→ AVAILABLE DATA:
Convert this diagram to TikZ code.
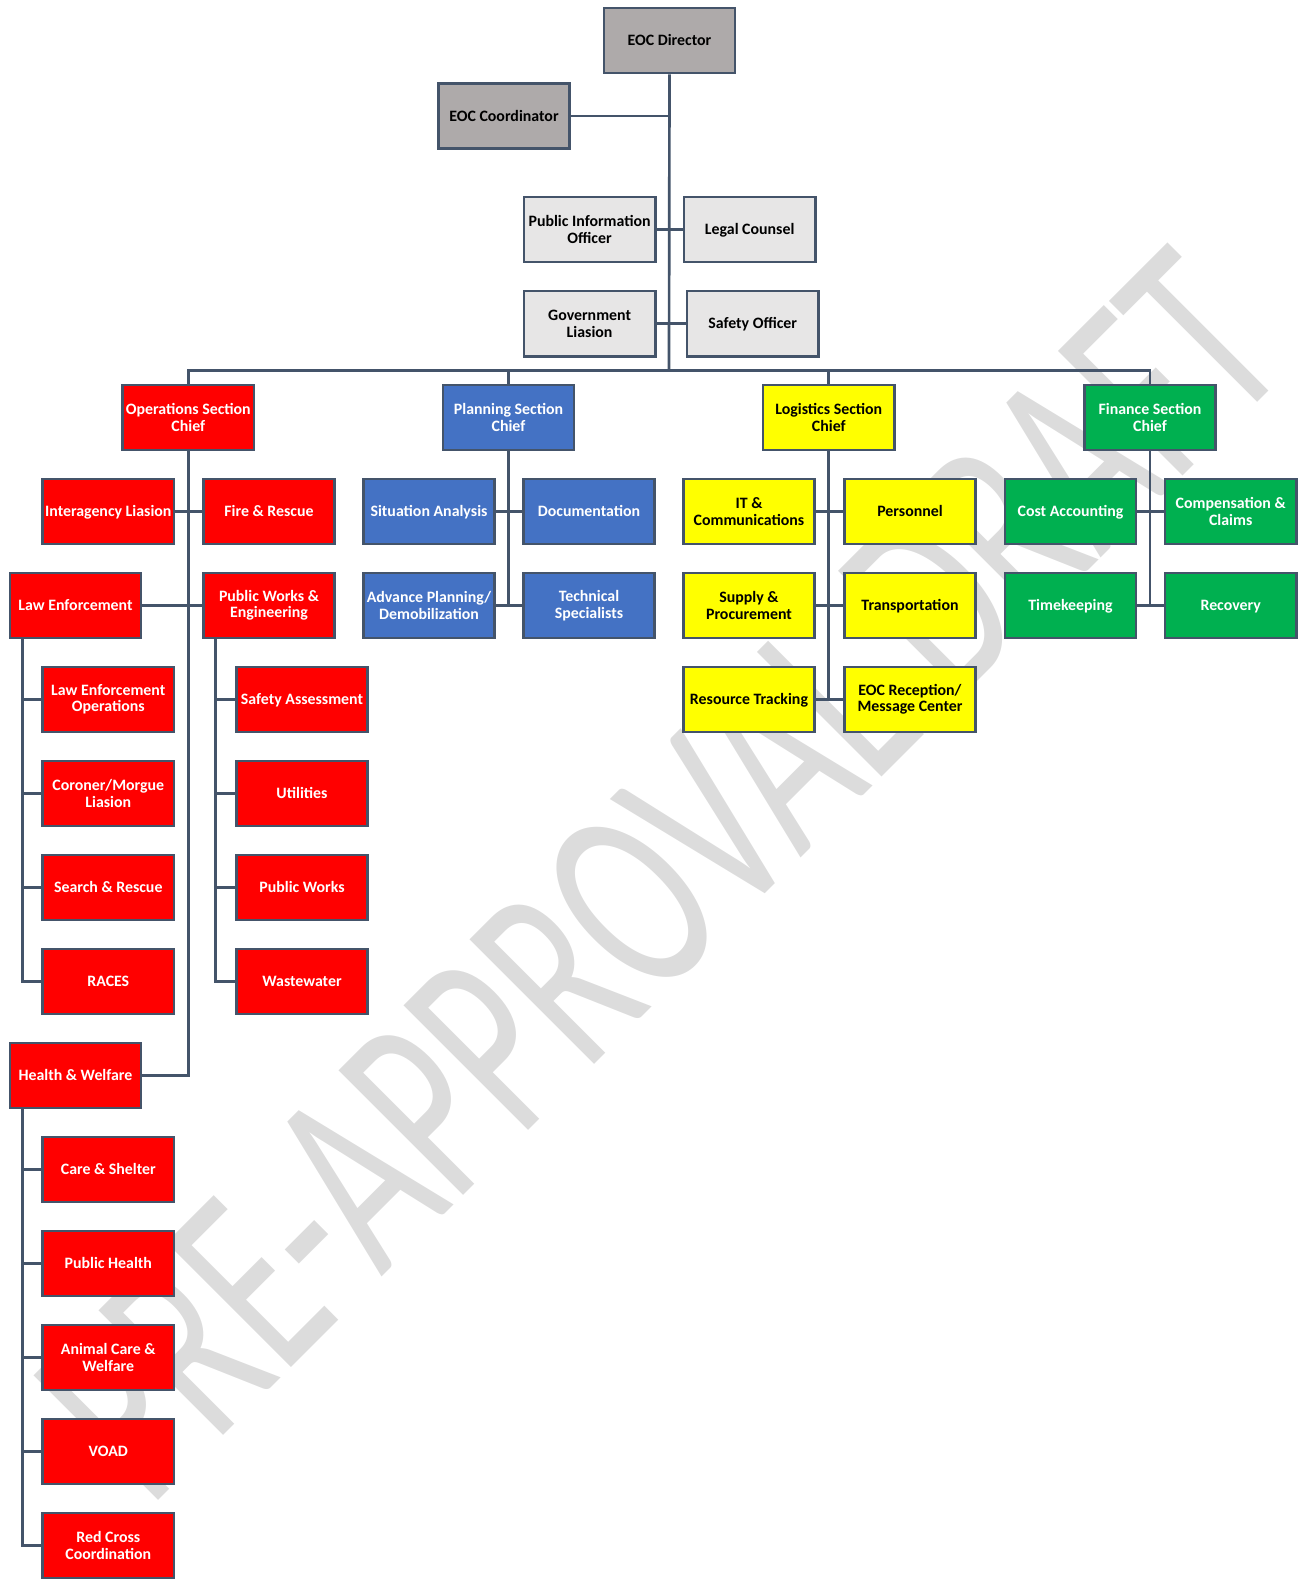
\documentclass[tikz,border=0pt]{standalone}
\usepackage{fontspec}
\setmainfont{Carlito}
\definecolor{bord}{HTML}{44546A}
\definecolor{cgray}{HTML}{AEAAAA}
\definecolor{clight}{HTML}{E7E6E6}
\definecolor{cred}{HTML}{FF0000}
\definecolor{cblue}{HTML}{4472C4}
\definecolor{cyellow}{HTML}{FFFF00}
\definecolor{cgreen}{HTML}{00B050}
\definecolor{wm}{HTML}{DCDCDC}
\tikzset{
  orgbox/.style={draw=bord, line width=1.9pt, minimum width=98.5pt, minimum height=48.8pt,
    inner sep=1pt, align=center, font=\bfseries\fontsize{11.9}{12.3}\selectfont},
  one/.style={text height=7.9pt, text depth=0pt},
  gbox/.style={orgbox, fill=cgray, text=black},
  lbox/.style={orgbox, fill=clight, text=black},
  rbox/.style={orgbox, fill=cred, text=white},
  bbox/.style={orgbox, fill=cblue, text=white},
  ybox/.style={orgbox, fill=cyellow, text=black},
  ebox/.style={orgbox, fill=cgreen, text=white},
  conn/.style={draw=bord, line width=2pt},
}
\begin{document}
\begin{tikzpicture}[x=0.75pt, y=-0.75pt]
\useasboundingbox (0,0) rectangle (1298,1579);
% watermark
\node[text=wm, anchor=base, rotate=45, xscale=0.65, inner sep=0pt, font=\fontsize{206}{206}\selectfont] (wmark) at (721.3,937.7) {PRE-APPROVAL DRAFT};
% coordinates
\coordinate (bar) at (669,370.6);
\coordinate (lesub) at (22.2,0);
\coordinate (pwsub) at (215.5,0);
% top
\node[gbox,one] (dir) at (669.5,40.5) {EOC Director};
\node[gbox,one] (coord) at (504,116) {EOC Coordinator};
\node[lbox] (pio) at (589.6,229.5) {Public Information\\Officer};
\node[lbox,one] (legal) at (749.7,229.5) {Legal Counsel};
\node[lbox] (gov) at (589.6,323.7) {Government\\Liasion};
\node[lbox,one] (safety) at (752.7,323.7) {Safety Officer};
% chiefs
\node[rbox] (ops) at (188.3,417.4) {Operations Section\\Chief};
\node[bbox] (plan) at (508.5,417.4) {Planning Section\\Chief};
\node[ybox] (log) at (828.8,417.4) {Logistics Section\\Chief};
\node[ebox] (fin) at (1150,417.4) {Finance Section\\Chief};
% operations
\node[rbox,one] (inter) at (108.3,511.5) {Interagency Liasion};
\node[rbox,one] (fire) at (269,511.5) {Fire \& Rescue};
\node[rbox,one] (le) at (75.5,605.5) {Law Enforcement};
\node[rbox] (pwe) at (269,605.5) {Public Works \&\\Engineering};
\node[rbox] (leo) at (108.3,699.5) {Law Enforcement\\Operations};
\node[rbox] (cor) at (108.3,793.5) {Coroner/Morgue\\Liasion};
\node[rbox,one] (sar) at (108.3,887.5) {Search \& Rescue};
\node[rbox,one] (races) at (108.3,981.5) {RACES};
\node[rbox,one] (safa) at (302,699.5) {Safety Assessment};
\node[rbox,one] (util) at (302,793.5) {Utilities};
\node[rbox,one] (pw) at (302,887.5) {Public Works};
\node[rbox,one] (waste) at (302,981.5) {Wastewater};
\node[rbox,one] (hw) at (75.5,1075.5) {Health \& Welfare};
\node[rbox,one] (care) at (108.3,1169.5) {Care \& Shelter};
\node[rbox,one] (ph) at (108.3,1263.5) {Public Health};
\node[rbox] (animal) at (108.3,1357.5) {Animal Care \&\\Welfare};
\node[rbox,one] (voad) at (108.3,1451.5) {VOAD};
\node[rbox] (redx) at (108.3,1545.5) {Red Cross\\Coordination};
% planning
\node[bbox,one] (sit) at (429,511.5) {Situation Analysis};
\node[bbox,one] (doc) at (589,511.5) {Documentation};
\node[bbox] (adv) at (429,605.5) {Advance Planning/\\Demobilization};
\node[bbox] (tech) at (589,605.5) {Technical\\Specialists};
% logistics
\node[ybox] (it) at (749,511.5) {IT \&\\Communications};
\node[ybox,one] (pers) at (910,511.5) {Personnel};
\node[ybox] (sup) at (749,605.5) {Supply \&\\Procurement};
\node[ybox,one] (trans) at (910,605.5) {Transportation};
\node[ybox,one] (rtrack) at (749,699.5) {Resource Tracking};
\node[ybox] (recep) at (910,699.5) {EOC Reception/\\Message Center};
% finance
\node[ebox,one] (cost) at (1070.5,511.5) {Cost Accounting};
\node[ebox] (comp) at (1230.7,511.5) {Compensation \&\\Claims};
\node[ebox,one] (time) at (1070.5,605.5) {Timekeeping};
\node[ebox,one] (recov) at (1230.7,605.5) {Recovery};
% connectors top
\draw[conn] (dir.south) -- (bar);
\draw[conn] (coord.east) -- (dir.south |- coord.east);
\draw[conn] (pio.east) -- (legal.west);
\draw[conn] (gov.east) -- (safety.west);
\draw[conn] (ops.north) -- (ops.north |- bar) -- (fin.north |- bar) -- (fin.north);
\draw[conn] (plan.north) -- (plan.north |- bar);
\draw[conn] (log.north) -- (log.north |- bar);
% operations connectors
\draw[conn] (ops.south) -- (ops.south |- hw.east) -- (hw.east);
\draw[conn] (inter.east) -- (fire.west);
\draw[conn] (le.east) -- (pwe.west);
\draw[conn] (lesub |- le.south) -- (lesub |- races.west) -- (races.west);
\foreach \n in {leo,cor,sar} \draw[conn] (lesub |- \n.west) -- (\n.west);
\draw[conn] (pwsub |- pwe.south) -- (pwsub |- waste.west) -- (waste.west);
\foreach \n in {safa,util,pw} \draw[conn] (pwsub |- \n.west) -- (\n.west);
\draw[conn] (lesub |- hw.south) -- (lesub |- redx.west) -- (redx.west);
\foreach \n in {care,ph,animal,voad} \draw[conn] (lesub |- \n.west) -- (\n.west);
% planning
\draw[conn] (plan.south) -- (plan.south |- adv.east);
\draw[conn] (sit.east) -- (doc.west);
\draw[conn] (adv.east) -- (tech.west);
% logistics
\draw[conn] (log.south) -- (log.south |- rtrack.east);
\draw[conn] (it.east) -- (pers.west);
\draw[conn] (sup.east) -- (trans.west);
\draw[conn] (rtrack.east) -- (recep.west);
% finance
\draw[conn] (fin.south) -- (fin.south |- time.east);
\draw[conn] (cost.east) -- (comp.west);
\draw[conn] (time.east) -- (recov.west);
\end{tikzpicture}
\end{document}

→ GIVEN TASK: Write out each line again precisely as it appears, skipping every picture.

→ RESPONSE TO THE EXERCISE:
Convert this diagram to TikZ code.
\documentclass[tikz,border=0pt]{standalone}
\usepackage{fontspec}
\setmainfont{Carlito}
\definecolor{bord}{HTML}{44546A}
\definecolor{cgray}{HTML}{AEAAAA}
\definecolor{clight}{HTML}{E7E6E6}
\definecolor{cred}{HTML}{FF0000}
\definecolor{cblue}{HTML}{4472C4}
\definecolor{cyellow}{HTML}{FFFF00}
\definecolor{cgreen}{HTML}{00B050}
\definecolor{wm}{HTML}{DCDCDC}
\tikzset{
  orgbox/.style={draw=bord, line width=1.9pt, minimum width=98.5pt, minimum height=48.8pt,
    inner sep=1pt, align=center, font=\bfseries\fontsize{11.9}{12.3}\selectfont},
  one/.style={text height=7.9pt, text depth=0pt},
  gbox/.style={orgbox, fill=cgray, text=black},
  lbox/.style={orgbox, fill=clight, text=black},
  rbox/.style={orgbox, fill=cred, text=white},
  bbox/.style={orgbox, fill=cblue, text=white},
  ybox/.style={orgbox, fill=cyellow, text=black},
  ebox/.style={orgbox, fill=cgreen, text=white},
  conn/.style={draw=bord, line width=2pt},
}
\begin{document}
\begin{tikzpicture}[x=0.75pt, y=-0.75pt]
\useasboundingbox (0,0) rectangle (1298,1579);
% watermark
\node[text=wm, anchor=base, rotate=45, xscale=0.65, inner sep=0pt, font=\fontsize{206}{206}\selectfont] (wmark) at (721.3,937.7) {PRE-APPROVAL DRAFT};
% coordinates
\coordinate (bar) at (669,370.6);
\coordinate (lesub) at (22.2,0);
\coordinate (pwsub) at (215.5,0);
% top
\node[gbox,one] (dir) at (669.5,40.5) {EOC Director};
\node[gbox,one] (coord) at (504,116) {EOC Coordinator};
\node[lbox] (pio) at (589.6,229.5) {Public Information\\Officer};
\node[lbox,one] (legal) at (749.7,229.5) {Legal Counsel};
\node[lbox] (gov) at (589.6,323.7) {Government\\Liasion};
\node[lbox,one] (safety) at (752.7,323.7) {Safety Officer};
% chiefs
\node[rbox] (ops) at (188.3,417.4) {Operations Section\\Chief};
\node[bbox] (plan) at (508.5,417.4) {Planning Section\\Chief};
\node[ybox] (log) at (828.8,417.4) {Logistics Section\\Chief};
\node[ebox] (fin) at (1150,417.4) {Finance Section\\Chief};
% operations
\node[rbox,one] (inter) at (108.3,511.5) {Interagency Liasion};
\node[rbox,one] (fire) at (269,511.5) {Fire \& Rescue};
\node[rbox,one] (le) at (75.5,605.5) {Law Enforcement};
\node[rbox] (pwe) at (269,605.5) {Public Works \&\\Engineering};
\node[rbox] (leo) at (108.3,699.5) {Law Enforcement\\Operations};
\node[rbox] (cor) at (108.3,793.5) {Coroner/Morgue\\Liasion};
\node[rbox,one] (sar) at (108.3,887.5) {Search \& Rescue};
\node[rbox,one] (races) at (108.3,981.5) {RACES};
\node[rbox,one] (safa) at (302,699.5) {Safety Assessment};
\node[rbox,one] (util) at (302,793.5) {Utilities};
\node[rbox,one] (pw) at (302,887.5) {Public Works};
\node[rbox,one] (waste) at (302,981.5) {Wastewater};
\node[rbox,one] (hw) at (75.5,1075.5) {Health \& Welfare};
\node[rbox,one] (care) at (108.3,1169.5) {Care \& Shelter};
\node[rbox,one] (ph) at (108.3,1263.5) {Public Health};
\node[rbox] (animal) at (108.3,1357.5) {Animal Care \&\\Welfare};
\node[rbox,one] (voad) at (108.3,1451.5) {VOAD};
\node[rbox] (redx) at (108.3,1545.5) {Red Cross\\Coordination};
% planning
\node[bbox,one] (sit) at (429,511.5) {Situation Analysis};
\node[bbox,one] (doc) at (589,511.5) {Documentation};
\node[bbox] (adv) at (429,605.5) {Advance Planning/\\Demobilization};
\node[bbox] (tech) at (589,605.5) {Technical\\Specialists};
% logistics
\node[ybox] (it) at (749,511.5) {IT \&\\Communications};
\node[ybox,one] (pers) at (910,511.5) {Personnel};
\node[ybox] (sup) at (749,605.5) {Supply \&\\Procurement};
\node[ybox,one] (trans) at (910,605.5) {Transportation};
\node[ybox,one] (rtrack) at (749,699.5) {Resource Tracking};
\node[ybox] (recep) at (910,699.5) {EOC Reception/\\Message Center};
% finance
\node[ebox,one] (cost) at (1070.5,511.5) {Cost Accounting};
\node[ebox] (comp) at (1230.7,511.5) {Compensation \&\\Claims};
\node[ebox,one] (time) at (1070.5,605.5) {Timekeeping};
\node[ebox,one] (recov) at (1230.7,605.5) {Recovery};
% connectors top
\draw[conn] (dir.south) -- (bar);
\draw[conn] (coord.east) -- (dir.south |- coord.east);
\draw[conn] (pio.east) -- (legal.west);
\draw[conn] (gov.east) -- (safety.west);
\draw[conn] (ops.north) -- (ops.north |- bar) -- (fin.north |- bar) -- (fin.north);
\draw[conn] (plan.north) -- (plan.north |- bar);
\draw[conn] (log.north) -- (log.north |- bar);
% operations connectors
\draw[conn] (ops.south) -- (ops.south |- hw.east) -- (hw.east);
\draw[conn] (inter.east) -- (fire.west);
\draw[conn] (le.east) -- (pwe.west);
\draw[conn] (lesub |- le.south) -- (lesub |- races.west) -- (races.west);
\foreach \n in {leo,cor,sar} \draw[conn] (lesub |- \n.west) -- (\n.west);
\draw[conn] (pwsub |- pwe.south) -- (pwsub |- waste.west) -- (waste.west);
\foreach \n in {safa,util,pw} \draw[conn] (pwsub |- \n.west) -- (\n.west);
\draw[conn] (lesub |- hw.south) -- (lesub |- redx.west) -- (redx.west);
\foreach \n in {care,ph,animal,voad} \draw[conn] (lesub |- \n.west) -- (\n.west);
% planning
\draw[conn] (plan.south) -- (plan.south |- adv.east);
\draw[conn] (sit.east) -- (doc.west);
\draw[conn] (adv.east) -- (tech.west);
% logistics
\draw[conn] (log.south) -- (log.south |- rtrack.east);
\draw[conn] (it.east) -- (pers.west);
\draw[conn] (sup.east) -- (trans.west);
\draw[conn] (rtrack.east) -- (recep.west);
% finance
\draw[conn] (fin.south) -- (fin.south |- time.east);
\draw[conn] (cost.east) -- (comp.west);
\draw[conn] (time.east) -- (recov.west);
\end{tikzpicture}
\end{document}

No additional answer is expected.